Ed Davey’s gameshow approach to election makes a modest splash

Leader of the Liberal Democrats Ed Davey falls into the water in front of a rope bridge during a visit to the Spot-On Wake aqua jungle at Wootton Park on June 12
Leader of the Liberal Democrats Ed Davey falls into the water during a visit to a water park. Photograph: Leon Neal/Getty Images

Ed Davey, the leader of the Lib Dems, has had a busy week. On Monday, he conducted an interview on a spinning teacup in a funfair; on Wednesday, he tumbled into a pool at a Warwickshire water park live on the BBC – then, on Thursday, he was dressed in a linen suit and panama hat in a makeover on ITV’s This Morning.

This gameshow approach to politics is hardly new for Davey or his small party, lying fourth in election polling. A fortnight earlier, Davey fell off a paddle board into Lake Windemere in Cumbria five times in 15 minutes at a campaign event with party colleague Tim Farron.

It was intended to highlight the dangers of sewage being dumped into the lake, though it did not stop the party leader repeatedly falling in. One of the five dunkings, he admitted afterwards, was deliberate – the other four presumably accidental.

Lib Dem insiders argue bluntly that the approach is necessary, because the most serious risk for the party, behind Labour, Conservatives and Nigel Farage’s Reform, is simply not being in the national conversation.

Falling into the water or riding in a fairground, they add, grants Davey the right to be heard on other issues, though it helps, with Labour so far ahead, that the party is not burdened with the prospect of forming even part of a government.

Sean Kemp, a Lib Dem head of press during the 2010 election, said that for the party’s leaders, “dignity has to be less important than coverage sometimes”. It is also helpful to keep any journalists in the travelling press pack entertained, he added, because “they are often grumpy, thinking they are not where the story is”.

Nick Clegg, in 2015, when he was deputy prime minister, took reporters zip-lining at Go Ape, the harness riding high on his trousers, at a time when the media desperately wanted to know which party the Lib Dems might go into coalition with. However, the party’s result that year was so poor, the question turned out to be irrelevant.

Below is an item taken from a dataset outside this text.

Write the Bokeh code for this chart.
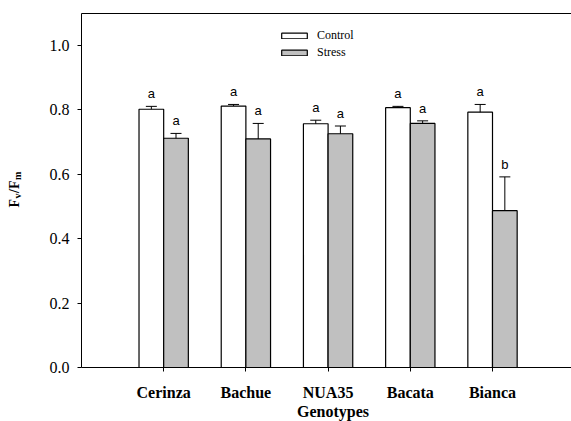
import math
from bokeh.plotting import figure
from bokeh.models import (ColumnDataSource, Whisker, TeeHead, FixedTicker, LinearAxis,
                          Legend, LegendItem, Label, CustomJSTickFormatter)
from bokeh.core.properties import value
from bokeh.embed import file_html
from bokeh.resources import INLINE

# ---- data ----
genotypes = ["Cerinza", "Bachue", "NUA35", "Bacata", "Bianca"]
control = [0.802, 0.812, 0.757, 0.807, 0.793]
control_err = [0.009, 0.005, 0.011, 0.004, 0.024]
control_letters = ["a", "a", "a", "a", "a"]
stress = [0.712, 0.710, 0.726, 0.758, 0.487]
stress_err = [0.015, 0.048, 0.024, 0.008, 0.105]
stress_letters = ["a", "a", "a", "a", "b"]
y_ticks = [0.0, 0.2, 0.4, 0.6, 0.8, 1.0]
x_title = "Genotypes"

bar_w = 0.3
pos = [i + 1 for i in range(len(genotypes))]
X_MAX = 5.961
Y_MAX = 1.1

def make_src(vals, errs, letters, shift):
    return ColumnDataSource(dict(
        x=[p + shift for p in pos],
        top=vals,
        upper=[v + e for v, e in zip(vals, errs)],
        lower=[v - e for v, e in zip(vals, errs)],
        letter=letters,
    ))

src_c = make_src(control, control_err, control_letters, -bar_w / 2)
src_s = make_src(stress, stress_err, stress_letters, bar_w / 2)

p = figure(width=571, height=421, output_backend="svg", toolbar_location=None,
           x_range=(-0.985, X_MAX), y_range=(-0.1677, 1.1398),
           min_border_left=0, min_border_top=0, min_border_bottom=0, min_border_right=0)
p.frame_width = 571
p.frame_height = 421
p.outline_line_color = None
p.xgrid.visible = False
p.ygrid.visible = False
p.background_fill_color = "white"
p.border_fill_color = "white"

serif_b = "Liberation Serif"
serif_r = "Times New Roman"

r_c = p.vbar(x="x", top="top", width=bar_w, bottom=0, source=src_c,
             fill_color="white", line_color="black", line_width=1.2)
r_s = p.vbar(x="x", top="top", width=bar_w, bottom=0, source=src_s,
             fill_color="#c0c0c0", line_color="black", line_width=1.2)

for src in (src_c, src_s):
    w = Whisker(base="x", upper="upper", lower="lower", source=src,
                line_color="black", line_width=1,
                upper_head=TeeHead(size=11, line_color="black", line_width=1),
                lower_head=TeeHead(size=11, line_color="black", line_width=1))
    p.add_layout(w)
    p.text(x="x", y="upper", text="letter", source=src, y_offset=-5,
           text_align="center", text_baseline="bottom",
           text_font=value("Liberation Sans"), text_font_size="13px",
           text_color="black")

xa = p.below[0]
ya = p.left[0]

# top frame line as a bare axis
top_axis = LinearAxis(ticker=FixedTicker(ticks=[]), fixed_location=Y_MAX,
                      bounds=(0, X_MAX), axis_line_color="black",
                      major_tick_line_color=None, minor_tick_line_color=None,
                      major_label_text_font_size="0px")
p.add_layout(top_axis, "above")

xa.fixed_location = 0
xa.ticker = FixedTicker(ticks=pos)
xa.bounds = (0, X_MAX)
xa.major_label_overrides = {p_: g for p_, g in zip(pos, genotypes)}
xa.minor_tick_line_color = None
xa.major_tick_in = 0
xa.major_tick_out = 4
xa.axis_line_color = "black"
xa.major_label_text_font = serif_b
xa.major_label_text_font_style = "bold"
xa.major_label_text_font_size = "16px"
xa.major_label_text_color = "black"
xa.major_label_standoff = 12

ya.fixed_location = 0
ya.bounds = (0, Y_MAX)
ya.ticker = FixedTicker(ticks=y_ticks)
ya.formatter = CustomJSTickFormatter(code="return tick.toFixed(1)")
ya.minor_tick_line_color = None
ya.major_tick_in = 0
ya.major_tick_out = 4
ya.axis_line_color = "black"
ya.major_label_text_font = serif_r
ya.major_label_text_font_size = "16px"
ya.major_label_text_color = "black"
ya.major_label_standoff = 8

yb = 54  # px from frame bottom to y=0

# x axis title
p.add_layout(Label(text=x_title, x=3.06, y=10, x_units="data", y_units="screen",
                   text_align="center", text_baseline="alphabetic",
                   text_font=serif_b, text_font_style="bold",
                   text_font_size="16px", text_color="black"))

# y axis label F_v/F_m, drawn as pieces (screen units relative to the frame)
def lab(text, x, y, size):
    p.add_layout(Label(text=text, x=x, y=y, x_units="screen", y_units="screen",
                       angle=math.pi / 2, text_align="left", text_baseline="alphabetic",
                       text_font=serif_b, text_font_style="bold",
                       text_font_size=size, text_color="black"))

lab("F", 13.5, yb + 160, "14px")
lab("v", 16.5, yb + 169, "10px")
lab("/F", 13.5, yb + 174.5, "14px")
lab("m", 16.5, yb + 187.5, "10px")

legend = Legend(items=[LegendItem(label="Control", renderers=[r_c]),
                       LegendItem(label="Stress", renderers=[r_s])],
                location=(278, yb + 307), glyph_width=32, glyph_height=7,
                label_height=10, label_standoff=7, spacing=2, padding=0, margin=0,
                border_line_color=None, background_fill_alpha=0,
                label_text_font="serif", label_text_font_size="12px",
                label_text_color="black")
p.add_layout(legend)

open("out.html", "w").write(file_html(p, INLINE))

Such tactics are, of course, not without risk. Again in 2015, Clegg was persuaded to film a version of Carly Rae Jepsen’s I Really Like You in Gravesend, Kent (the original video features actor Tom Hanks lip-syncing). However, it was deemed too bad ever to be released. “Why the fuck did I do that?” Clegg is said to have thought afterwards.

But by embracing embarrassment, Davey has, so far, managed to avoid disaster. For now, the more relevant question is whether there is a risk that voters will simply not take the party seriously – even if Davey is willing to discuss the party’s plans to create a Clean Water Authority to replace Ofwat while wearing a helmet and tight wetsuit on a water-park swing.

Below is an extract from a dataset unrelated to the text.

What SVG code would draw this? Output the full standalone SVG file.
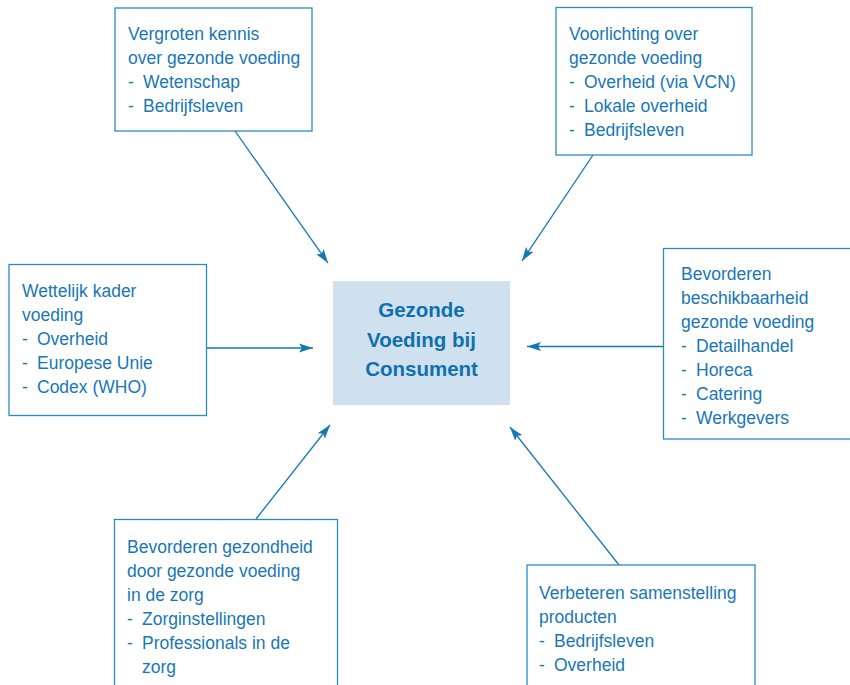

“I was sceptical about this approach at the beginning,” said Ayesha Hazarika, a broadcaster, Labour peer and former adviser to Ed Miliband. “But, as the stunts have continued, I think the Lib Dems have found their place, in what has been a pretty boring and joyless election campaign.”

Hazarika said that Davey is helped by the fact that falling into water reflects the behaviour of a “centrist, cringey, well-meaning dad”, which Davey, the leader of a middle-of-the-road party, has to be. “It looks like he is living his best life,” she added, creating perhaps a modest halo effect, to soften the party’s image to voters.

For the past nine years, the Lib Dems have been recovering slowly from the impact of their 2010 to 2015 coalition with the Conservatives. The party’s popularity was shattered when Nick Clegg entered government with the Tories, most notably after u-turning on abolishing university tuition fees.

Earlier this year, Davey was forced to apologise for his own role in the Post Office scandal. The party leader, a business minister between 2010 and 2012, said he was “sorry I did not see through the Post Office’s lies”, as it wrongly prosecuted post office operators for mistakes that were in fact down to a faulty IT system.

But Davey’s allies point out that he has also sought to run a policy campaign that at times brings together the centrist with the dad. The party’s first and heavily personalised election broadcast featured Davey at home looking after his disabled teenage son John, and sought to highlight the work of carers.

For some critics, it is all too much. At the beginning of the week, Quentin Letts, the Daily Mail’s sketch writer, wrote viciously that Davey was engaged in “emotively manipulative pieces of saccharine hucksterism”. However, Lib Dem aides say the stunts will continue in a campaign that aims to emphasise modesty over confidence.

This time, the Lib Dems hope to gain 20 or more seats from their existing tally of 15. But memories linger of the party’s last two election campaigns in 2017 and 2019, which began with hopes that they could gain dozens of seats on an anti-Brexit ticket. Each time, progress was minimal.

Tim Farron, the party’s leader in 2017, now wonders if his campaign was too earnest, dominated by Brexit, and too fearful of making a mistake. “Arguably, I should have followed the Ed Davey lead. I know falling off a paddleboard doesn’t make things better, but treating politics like it is not a vat of misery isn’t a bad approach.”